Phishing. In a phishing scam, attackers might attempt to get access to an ediscovery information platform (e.g., login credentials) through impersonating a trusted individual; 

Data leakage. This is not a cyber attack per se, but rather some feature of your system (like access through unsecured personal devices), which leaves the platform open to attack. 

How to reduce the attack surface? 

What can you do to ensure a robust cyber security defence (aka ‘reducing the attack surface’)? Important initial steps include: 

– An agreement between counsel at the pre-trial conference or meeting about how cyber security and data protection will be ensured; 

-Careful selection of ediscovery vendors to ensure that they have robust cyber security protections in place.  

For specific cyber defence procedures, one useful place to start is the CIS 20. The first six controls in that list are considered ‘basic’ and should be implemented by all organizations to prevent cyber security attacks: 

Inventory and control of hardware assets. This means that parties need to maintain active control over all devices that are able to access the ediscovery platform and ensure that only authorized devices are connected;

Inventory and control of software assets. All software must be actively monitored and tracked to ensure that no unauthorized software is installed to the secure network; 

Continuous vulnerability management. This means continuously assessing and taking action with respect to any aspects of the system which have been identified as vulnerable;

Controlled use of administrative privileges. This means having the right processes in place to ensure that only those who are required to have a high degree of administrative power within the IT system, do so. 
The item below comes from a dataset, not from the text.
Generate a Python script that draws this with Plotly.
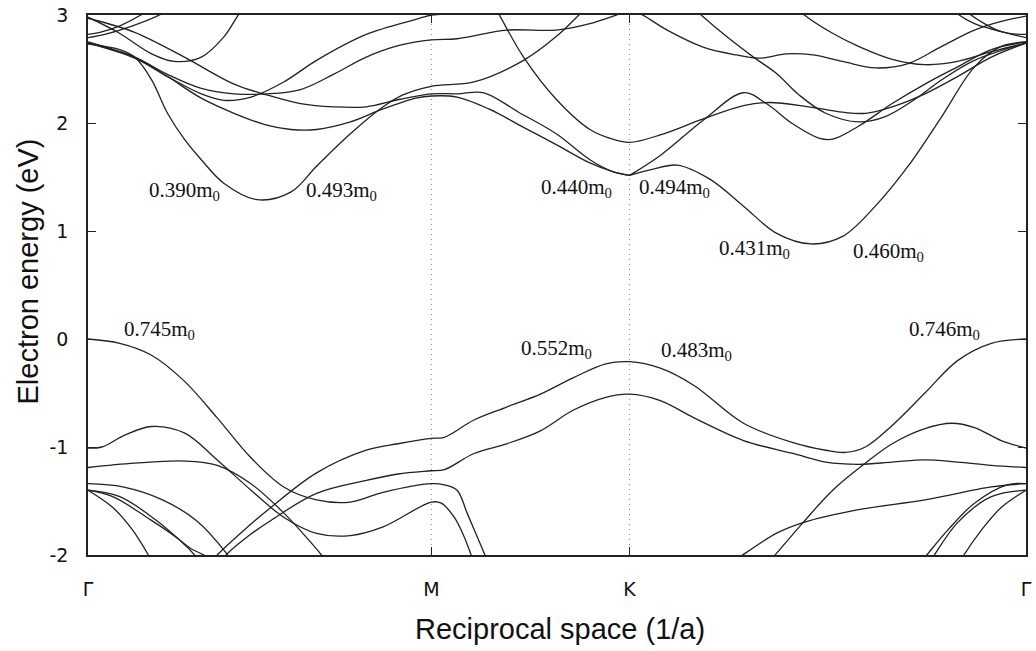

Secure configuration for hardware and software on mobile devices, laptops, workstations, and servers. All devices and access points need to be checked to ensure that they are switched to a safe security configuration; 

Maintenance, monitoring and analysis of audit logs. This is the regular review of the systems in place to determine if there have been any cyber attacks or identified vulnerabilities that the organization needs to immediately respond to.


When using a collaborative platform as part of an ediscovery process, it is impossible to completely eliminate the possibility of a cyber attack. However, by ensuring that opposing counsel are on the same page, that a trusted ediscovery vendor is used, and that stringent controls are in place, the risks can be significantly reduced.